“Not since the end of the Second World War have there been so many refugees, displaced people and asylum seekers,” said Ban Ki-moon in his speech at the recent opening the 69th UN General Assembly.
At a three-day workshop at Clark University, participants explored ways of drawing out, preserving and sharing refugee narratives. The International Development, Community and Environment Department offered “Witnessing: Taking testimonies and constructing refugee narratives” (Sept. 19-21), where practitioners, researchers, and students in the field of refugees, displacement, and forced migration explored methods and ethics of testimony-taking and examined the uses and importance of refugee testimonies.
Gathering migration stories and sharing refugees’ backgrounds and experiences are crucial aspects of securing legal and political access and protections as well as aiding in resettlement for these growing populations, stresses Anita Häusermann Fábos, associate professor of International Development and Social Change. “We need a clearer awareness for the ways people move and how societies make room for newcomers.”
Fábos, whose Clark courses include Cultures in Exile and Displacement and Development in the Contemporary World, attended the International Association for the Study of Forced Migration in Colombia in July. She coordinated and facilitated the September workshop at Clark, which was taught by Leora Kahn, executive director of PROOF: Media for Social Justice, an award-winning organization that “brings together photographers, documentarians, academics and activists to create visual documentary projects that become sustainable educational tools in regions riven by recent armed conflict and atrocities.”
“Stories told by and for refugees are a powerful tool for raising awareness about their situations and addressing their unique concerns. We see a real desire among professionals, researchers, and others who work with refugees for tools to convey those stories in an effective but ethical way. We hope to present more workshops like this one in the near future.” ~ Professor Fábos
Testimonies have different purposes, Fábos notes. They can be used for refugee status determination, in journalistic accounts, for testimony in an international court, for policy research and academic articles, to teach, or to preserve history. Testimonies have also helped stimulate and shape social change, and can be an effective tool for policy change and social transformation.

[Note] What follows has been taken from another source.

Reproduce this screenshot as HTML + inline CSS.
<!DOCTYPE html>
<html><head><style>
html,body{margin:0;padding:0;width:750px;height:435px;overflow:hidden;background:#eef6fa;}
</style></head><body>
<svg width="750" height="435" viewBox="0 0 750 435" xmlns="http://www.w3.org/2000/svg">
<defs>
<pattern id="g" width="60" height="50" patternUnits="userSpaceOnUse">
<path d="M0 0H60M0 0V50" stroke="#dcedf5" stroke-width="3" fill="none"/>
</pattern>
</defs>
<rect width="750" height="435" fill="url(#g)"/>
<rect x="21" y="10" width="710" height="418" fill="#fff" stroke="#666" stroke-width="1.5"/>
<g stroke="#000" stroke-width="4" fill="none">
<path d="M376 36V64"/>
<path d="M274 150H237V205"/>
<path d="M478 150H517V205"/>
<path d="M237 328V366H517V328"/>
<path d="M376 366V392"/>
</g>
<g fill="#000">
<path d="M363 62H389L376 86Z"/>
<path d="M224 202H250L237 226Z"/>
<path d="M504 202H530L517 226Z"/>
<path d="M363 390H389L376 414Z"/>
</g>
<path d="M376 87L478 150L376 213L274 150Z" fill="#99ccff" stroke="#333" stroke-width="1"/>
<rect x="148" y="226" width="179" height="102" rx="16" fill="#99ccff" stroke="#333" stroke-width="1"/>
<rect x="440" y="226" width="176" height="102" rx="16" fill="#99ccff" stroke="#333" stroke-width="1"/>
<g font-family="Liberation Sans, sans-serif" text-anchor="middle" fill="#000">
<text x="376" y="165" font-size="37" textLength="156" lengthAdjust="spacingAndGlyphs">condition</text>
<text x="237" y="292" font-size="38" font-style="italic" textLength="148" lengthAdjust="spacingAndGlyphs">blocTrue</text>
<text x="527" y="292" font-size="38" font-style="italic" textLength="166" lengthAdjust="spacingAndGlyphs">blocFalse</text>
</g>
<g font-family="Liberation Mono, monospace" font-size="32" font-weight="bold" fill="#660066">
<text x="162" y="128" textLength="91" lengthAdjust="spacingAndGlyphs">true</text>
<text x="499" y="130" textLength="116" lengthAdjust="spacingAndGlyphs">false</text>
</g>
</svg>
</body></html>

The hands-on workshop at Clark introduced methods and ethics of testimony-taking and examined the uses and importance of refugee narratives. Participants explored ethical questions in taking testimonies to illuminate human rights issues.
Topics and examples included oral history projects with refugees from Bhutan, testimony from LGBT asylum seekers in the United States, and visual narratives from Dadaab Camp in Kenya, among others.

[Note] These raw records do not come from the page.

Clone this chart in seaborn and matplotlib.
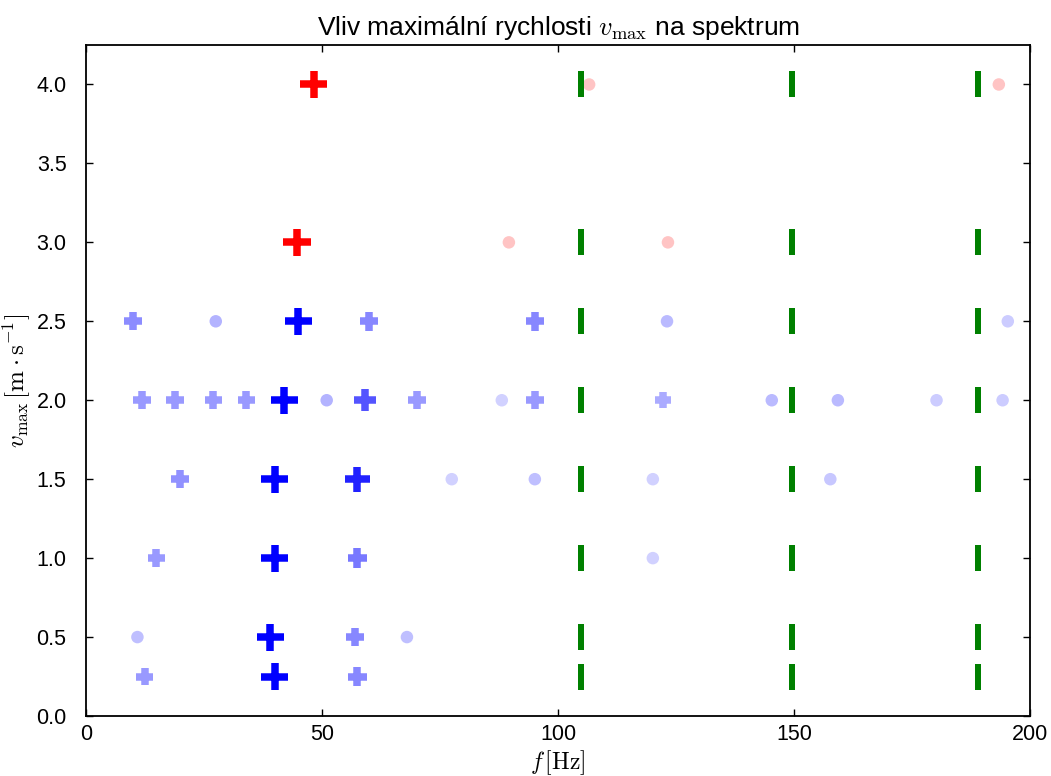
import numpy as np
import pandas as pd
import matplotlib
matplotlib.use("Agg")
import matplotlib.pyplot as plt
import seaborn as sns

# ---- data: spectral peaks (frequency f [Hz], relative amplitude) per v_max level ----
v_levels = [0.25, 0.5, 1.0, 1.5, 2.0, 2.5, 3.0, 4.0]

f_025 = [12.4, 40.0, 57.5]
a_025 = [0.40, 1.00, 0.47]
f_050 = [10.9, 39.0, 57.0, 68.0]
a_050 = [0.25, 1.00, 0.47, 0.25]
f_100 = [14.9, 40.0, 57.5, 120.1]
a_100 = [0.40, 1.00, 0.53, 0.18]
f_150 = [19.9, 40.0, 57.5, 77.5, 95.1, 120.1, 157.7]
a_150 = [0.43, 1.00, 0.87, 0.18, 0.25, 0.18, 0.22]
f_200 = [11.9, 18.9, 27.0, 34.0, 42.0, 51.0, 59.1, 70.1, 88.1, 95.1, 122.2, 145.3, 159.3, 180.2, 194.2]
a_200 = [0.40, 0.40, 0.40, 0.40, 1.00, 0.30, 0.67, 0.40, 0.18, 0.40, 0.33, 0.27, 0.27, 0.20, 0.20]
f_250 = [9.9, 27.5, 45.0, 60.0, 95.1, 123.1, 195.3]
a_250 = [0.45, 0.30, 1.00, 0.47, 0.47, 0.27, 0.20]
f_300 = [44.7, 89.6, 123.3]
a_300 = [1.00, 0.23, 0.23]
f_400 = [48.3, 106.6, 193.4]
a_400 = [1.00, 0.23, 0.23]

row_f = [f_025, f_050, f_100, f_150, f_200, f_250, f_300, f_400]
row_a = [a_025, a_050, a_100, a_150, a_200, a_250, a_300, a_400]
row_set = ["A", "A", "A", "A", "A", "A", "B", "B"]   # measurement set

# reference (noise) frequencies marked at every level
ref_f = [104.9, 149.6, 189.0]

xticks = [0, 50, 100, 150, 200]
yticks = [0.0, 0.5, 1.0, 1.5, 2.0, 2.5, 3.0, 3.5, 4.0]

# ---- build tables ----
rows = []
for v, fs, as_, s in zip(v_levels, row_f, row_a, row_set):
    for f, a in zip(fs, as_):
        rows.append({"f": f, "v": v, "amp": a, "set": s})
peaks = pd.DataFrame(rows)
refs = pd.DataFrame([{"f": f, "v": v} for v in v_levels for f in ref_f])

# ---- style ----
sns.set_theme(style="ticks", rc={
    "xtick.direction": "in", "ytick.direction": "in",
    "xtick.top": True, "ytick.right": True,
    "xtick.major.size": 5, "ytick.major.size": 5,
    "xtick.major.width": 1.0, "ytick.major.width": 1.0,
    "axes.linewidth": 1.3, "axes.edgecolor": "black",
    "xtick.color": "black", "ytick.color": "black",
    "text.color": "black", "axes.labelcolor": "black",
    "xtick.major.pad": 6, "ytick.major.pad": 14,
})
plt.rcParams["font.family"] = ["Liberation Sans", "DejaVu Sans"]
plt.rcParams["mathtext.fontset"] = "cm"

fig, ax = plt.subplots(figsize=(10.51, 7.76), dpi=100)
fig.subplots_adjust(left=0.0818, right=0.980, bottom=0.0773, top=0.942)

base = {"A": np.array([0.0, 0.0, 1.0]), "B": np.array([1.0, 0.0, 0.0])}
px = 0.72  # points per pixel at 100 dpi


def tint(df):
    cols = []
    for a, s in zip(df["amp"], df["set"]):
        c = 1.0 - a * (1.0 - base[s])
        cols.append(tuple(c) + (1.0,))
    return cols


strong = peaks[peaks["amp"] >= 0.32].reset_index(drop=True)
weak = peaks[peaks["amp"] < 0.32].reset_index(drop=True)

# weak peaks: small dots
sns.scatterplot(data=weak, x="f", y="v", marker="o", s=(12.5 * px) ** 2,
                linewidth=0, color="blue", legend=False, ax=ax)
coll = ax.collections[-1]
coll.set_facecolors(tint(weak))
coll.set_edgecolors("none")

# strong peaks: bold crosses sized by amplitude
sns.scatterplot(data=strong, x="f", y="v", marker="+", s=100,
                linewidth=7.5 * px, color="blue", legend=False, ax=ax)
coll = ax.collections[-1]
coll.set_sizes(((11.1 + 16.0 * strong["amp"].to_numpy()) * px) ** 2)
coll.set_edgecolors(tint(strong))
coll.set_linewidths(7.5 * px)

# reference frequencies
sns.scatterplot(data=refs, x="f", y="v", marker="|", s=(27 * px) ** 2,
                linewidth=6 * px, color="green", legend=False, ax=ax)

ax.set_xlim(0, 200)
ax.set_ylim(0, 4.25)
ax.set_xticks(xticks)
ax.set_yticks(yticks)
ax.set_yticklabels([f"{t:.1f}" for t in yticks])
ax.tick_params(labelsize=15.5)
ax.set_title(r"Vliv maximální rychlosti $v_{\mathrm{max}}$ na spektrum", fontsize=19, pad=7)
ax.set_xlabel(r"$f\,[\mathrm{Hz}]$", fontsize=17, labelpad=2)
ax.set_ylabel(r"$v_{\mathrm{max}}\,[\mathrm{m}\cdot\mathrm{s}^{-1}]$", fontsize=18, labelpad=2)
for sp in ax.spines.values():
    sp.set_visible(True)

fig.savefig("out.png", dpi=100)
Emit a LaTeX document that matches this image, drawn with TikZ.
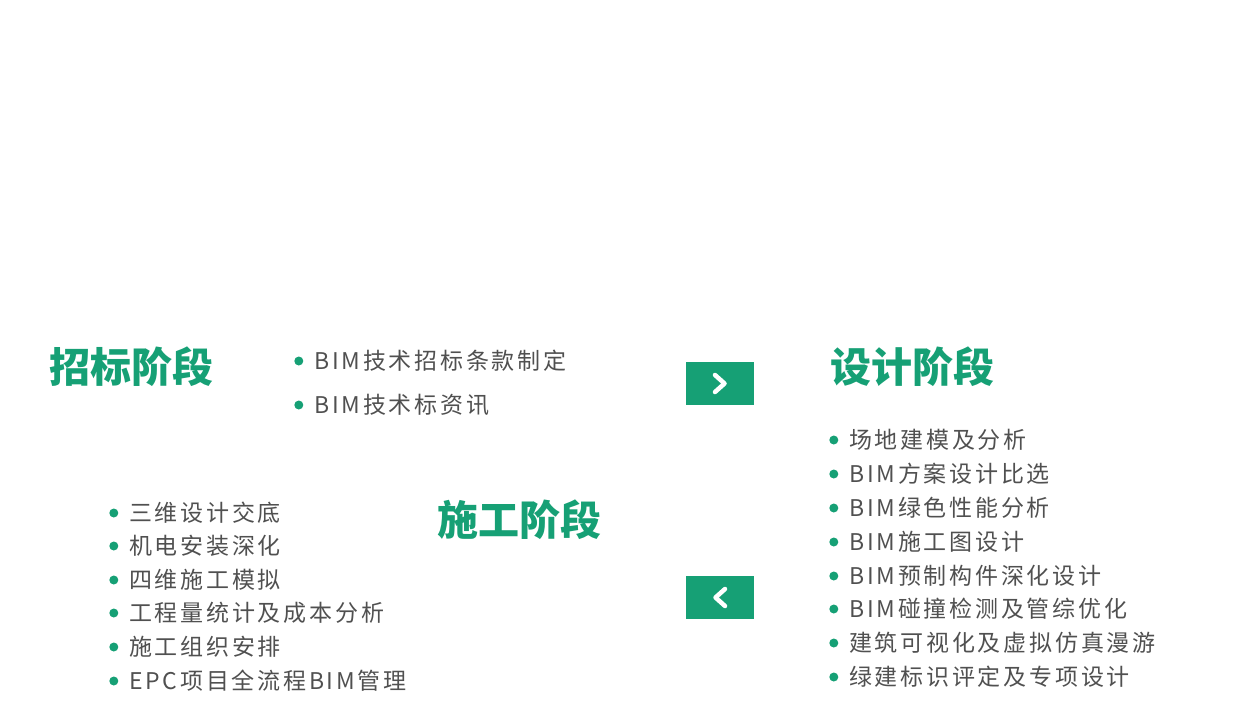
\documentclass[tikz,border=0pt]{standalone}
\usepackage{fontspec}
\newfontfamily\cjk{Noto Sans CJK SC}
\newfontfamily\cjkitem{Noto Sans CJK SC}[LetterSpace=12]
\usetikzlibrary{positioning}
\definecolor{mygreen}{HTML}{16A075}
\definecolor{mygray}{HTML}{505050}
\tikzset{
    mytitle/.style = {anchor=west, inner sep=0, text=mygreen, font=\cjk\bfseries\fontsize{41pt}{45pt}\selectfont},
    mydot/.style = {circle, fill=mygreen, inner sep=0, minimum size=9pt, xshift=-10.5pt},
    myitem/.style = {anchor=west, inner sep=0, text=mygray, font=\cjkitem\fontsize{23pt}{27pt}\selectfont, label={[mydot]left:{}}},
    mybox/.style = {rectangle, fill=mygreen, minimum width=68pt, minimum height=43pt, inner sep=0},
    edgechev/.style = {-, line width=4.5pt, white, line cap=round, line join=round}
}
\begin{document}
\begin{tikzpicture}[x=1pt,y=-1pt]
\useasboundingbox (0,0) rectangle (1258,726);

\node[mytitle] at (49, 367) (zb) {招标阶段};
\node[mytitle] at (830, 367) (sj) {设计阶段};
\node[mytitle] at (437, 520) (sg) {施工阶段};

\node[myitem] at (314, 361) (zb1) {BIM技术招标条款制定};
\node[myitem] at (314, 405) (zb2) {BIM技术标资讯};

\node[myitem] at (849, 440) (sj1) {场地建模及分析};
\node[myitem] at (849, 474) (sj2) {BIM方案设计比选};
\node[myitem] at (849, 508) (sj3) {BIM绿色性能分析};
\node[myitem] at (849, 542) (sj4) {BIM施工图设计};
\node[myitem] at (849, 576) (sj5) {BIM预制构件深化设计};
\node[myitem] at (849, 609) (sj6) {BIM碰撞检测及管综优化};
\node[myitem] at (849, 643) (sj7) {建筑可视化及虚拟仿真漫游};
\node[myitem] at (849, 677) (sj8) {绿建标识评定及专项设计};

\node[myitem] at (129, 513) (sg1) {三维设计交底};
\node[myitem] at (129, 546) (sg2) {机电安装深化};
\node[myitem] at (129, 580) (sg3) {四维施工模拟};
\node[myitem] at (129, 613) (sg4) {工程量统计及成本分析};
\node[myitem] at (129, 647) (sg5) {施工组织安排};
\node[myitem] at (129, 681) (sg6) {EPC项目全流程BIM管理};

\node[mybox] at (720, 383.5) (next) {};
\node[mybox] at (720, 597.5) (back) {};

\draw[edgechev] ([shift={(-5,-8.5)}]next.center) -- ([shift={(4.5,0)}]next.center) -- ([shift={(-5,8.5)}]next.center); % forward
\draw[edgechev] ([shift={(5,-8.5)}]back.center) -- ([shift={(-4.5,0)}]back.center) -- ([shift={(5,8.5)}]back.center); % back

\end{tikzpicture}
\end{document}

The workshop, held at the Rose Library at the Strassler Center for Holocaust and Genocide Studies, included a field trip to an oral history exhibit based on refugee testimony, and coincided with the opening of the exhibit, “Picturing Moral Courage: The Rescuers,” which was on display at Clark’s LEEP Center until this month.
Graduate student Danielle Strandson, who received a B.A in International Development and Social Change & Studio Art in 2014, served as the workshop administrator. Strandson is in the 5th-year, accelerated master’s degree program at Clark, working toward a master’s in Community Development and Planning. She volunteers as an ESL Teacher at Worcester Refugee Assistance Project. As an undergraduate, Strandson co-founded the Clark Student Action for Refugees organization.
Fábos served as director of the Forced Migration and Refugee Studies program at the American University in Cairo, and later Programme Coordinator for the graduate program in Refugee Studies at the University of East London. She has been involved in developing teaching, research, and outreach programs that incorporate refugee and forced migrant perspectives into collaborative work with scholars, practitioners, refugee organizations, policy makers, and international organizations.
At Clark, students in her classes have carried out community-based projects that have investigated refugee participation in community development initiatives, refugee access to higher education, and refugee livelihoods in the city of Worcester.